In accordance with Ellison’s hopes, the collection did prove to be a major intervention in the field, both demonstrating the market for and possibilities of some of these controversial topics. Both the anthology itself and a number of individual stories received critical acclaim and awards, and Ellison followed up the success of the anthology with a larger sequel,
Again Dangerous Visions,
in 1972. Again, Ellison invited authors to contribute stories on edgy or “unpublishable” subjects.

Authors responded with material that continued to push the boundaries of cultural taboos. Joanna Russ’ “When it Changed” explores the reestablishing of contact between Earth and “Whileaway,” a colony where a gender-specific plague has killed off all men several generations before. The remaining female settlers use artificial technology to create female children from fused ova, raised by female married couples. The astronauts anticipate an enthusiastic response from the inhabitants to resuming “normal” lives with the addition of men from Earth. However, the colonists, who have done away with established gender roles, resist the transformation of their culture, threatening the men with firearms. Russ’ story questions cultural assumptions about gender and sexuality, asserting the validity of an all-female culture and the limitations of gendered roles and expectations. Ursula K. LeGuin’s “The Word For World in Forest” critiques imperialist practices and attitudes. The story follows the exploitation by Earthlings of the smaller peaceful natives of the planet Athshe, who the Earthlings enslave and brutalize. After a number of atrocities, including the brutal rape of one native woman who later dies of her wounds, the Athsheans develop the idea of armed resistance and retaliate against the Terrans, culminating in their final slaughter of many of the human colonists, especially human women whom they see as particularly threatening to their long term society in their ability to produce new human colonists. The story criticizes military occupation and control as well as wartime atrocities, hotly debated topics in the late 1960s and early 1970s during the height of the Vietnam War.

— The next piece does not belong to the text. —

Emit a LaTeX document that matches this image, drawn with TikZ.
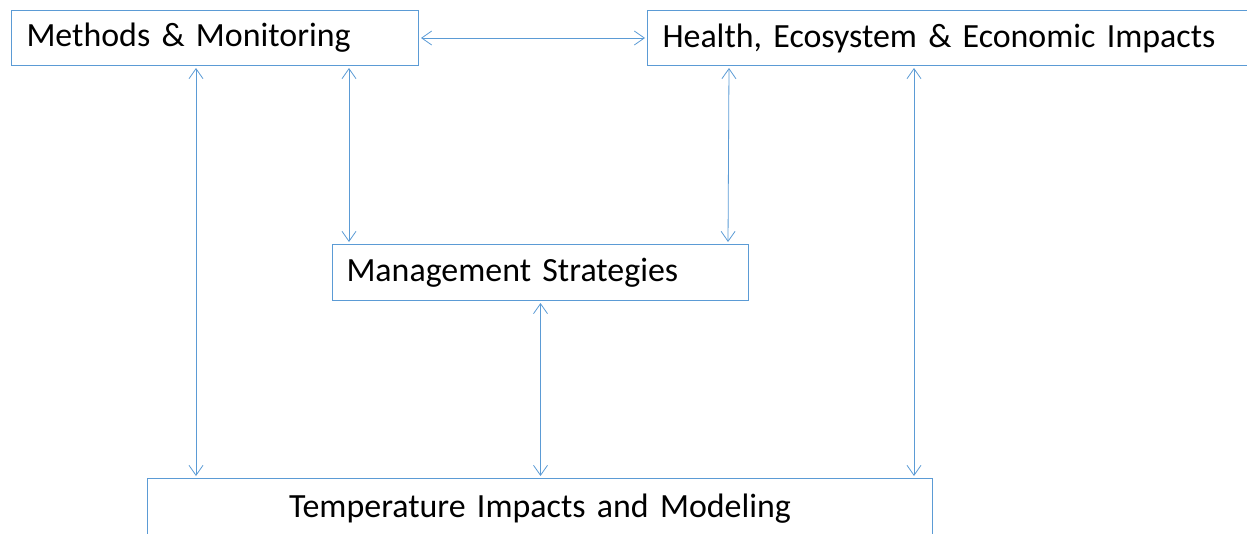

In addition to stories that examine aspects of society that prove harmful or constraining for humans, the anthology contains a polemic endorsement of animal rights, Piers Anthony’s “In the Barn.” Anthony’s story advocates for animal rights by dramatizing the cultivation of human beings as domestic animals. In the story, Hitch, an investigator from Earth Prime travels to a newly discovered parallel Earth (#722) that seems to contain no animals, but a large number of barns. Working as a farmhand, Hitch discovers that on this Earth, a slave class of humans are reduced to near-animal intelligence through a program of sensory deprivation in infancy along with the removal of their thumbs and tongues. Females are raised primarily as milk animals, maintained in conditions similar to large commercial dairy farms, while males are culled as useless except for a small number kept for breeding purposes. Hitch is horrified and disgusted, returning to Earth only to be confronted with the parallel conditions in which animals are kept on Earth Prime. The story has been described by Anthony as “a message story intended to be an animal-rights shocker.”

Again Dangerous Visions
also received critical acclaim within the Science Fiction community and Ellison announced plans for a third collection,
The Last Dangerous Visions
. This final collection has never seen print, although Ellison continues to retain copyright on the stories collected for the anthology. The influence of the first two collections, however, strongly influenced the shape of the field, expanding markets for edgy science fiction stories and encouraging continued experimentation with socially taboo subjects. These explorations are more frequent and more readily published.